Damit sich Geschichte nicht wiederholt
Wie sich die Gemeinschaft Sant’Egido für Erinnerungskultur engagiert
von Matthias Leineweber
Ein unvergesslicher Eindruck begleitet mich im Zusammenhang mit einem Besuch der Gedenkstätte Auschwitz-Birkenau Anfang September 2009, 70 Jahre nach dem Ausbruch des Zweiten Weltkriegs, während einer Gedenkveranstaltung im Rahmen des Internationalen Friedenstreffens, das Sant’Egidio jährlich in der Nachfolge des Treffens der Weltreligionen in Assisi 1986 organisiert. Am Denkmal der Vernichtung in Birkenau sprach der ehemalige Oberrabbiner des Staates Israel, Israel Meir Lau, ein Verfolgter und Überlebender der Shoah, über die eigenen Erfahrungen. Er habe einmal bei einem Besuch des Konzentrationslagers Buchenwald, wohin er als Kind deportiert worden war, in einer Baracke in die Wand eingeritzt das hebräische Wort für Rache gelesen, das ein Häftling vielleicht als letztes Wort vor seiner Ermordung hinterlassen hatte. Doch seine Antwort sei das Leben, fügte er hinzu, denn das sei ihm bewusst geworden, als am Morgen dieses Tages der Gedenkfeier sein Urenkel geboren wurde. Diese Art des Gedenkens führte zu einer inneren Ergriffenheit, die ein starker Anstoß geblieben ist, sich weiter mit der Geschichte der Verbrechen des Nationalsozialismus auseinanderzusetzen.
Gedächtnis und Geschichte
Wie kann Erinnerung an geschichtliche Ereignisse und ein angemessenes Gedenken daran aussehen?

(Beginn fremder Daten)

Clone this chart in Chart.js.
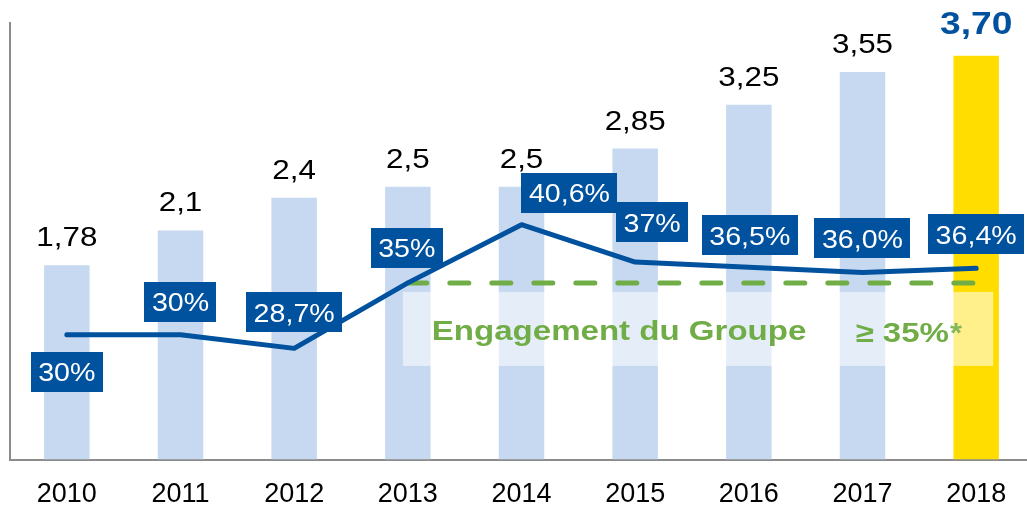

In diesem Zusammenhang unterscheidet Paul Ricœur in seinem 2004 erschienenen Buch „Gedächtnis, Geschichte, Vergessen“ zwischen einer kognitiven und pragmatischen Dimension des Gedächtnisses, was in Bezug auf die Erinnerungskultur der geschichtlichen Ereignisse und entsetzlichen Verbrechen des Dritten Reiches hilfreich ist. Es geht nämlich darum, nicht nur ein Bild des Vergangenen aufzunehmen, es muss auch gesucht und etwas getan werden, um zu einem vollkommeneren Erinnern zu gelangen. Daher muss die Person einen Akt vollziehen, um einen Bezug zum Geschehenen herzustellen. Dies gilt beispielsweise in Bezug auf ein Bild oder einen Schrifttext, deren Aussagen aktualisiert werden müssen in einer „unabschließbaren Arbeit der Kontextualisierung und Rekontextualisierung“. Dabei sind das Hinhören und Zu-Wort-kommen-lassen von Betroffenen und Zeugen für das Erinnern und Verstehen von grundlegender Bedeutung.
Hierin liegt die Aufgabe und Verantwortung in Bezug auf die Schrecken des Nationalsozialismus, die eine Interpretation der Geschichte erforderlich machen. „Niemand ist tot, solange man über ihn spricht“, überschreibt Michael Fürst einen kurzen Beitrag zu diesem Thema im von Hans Erler herausgegebenen Buch „Erinnern und Verstehen“ und zitiert damit eine alte jüdische Weisheit. Daher muss, wie es jüdische Vertreter fordern, verhindert werden, dass das Leben nach Auschwitz so fortgesetzt wird, als habe sich das Ereignis nicht zugetragen.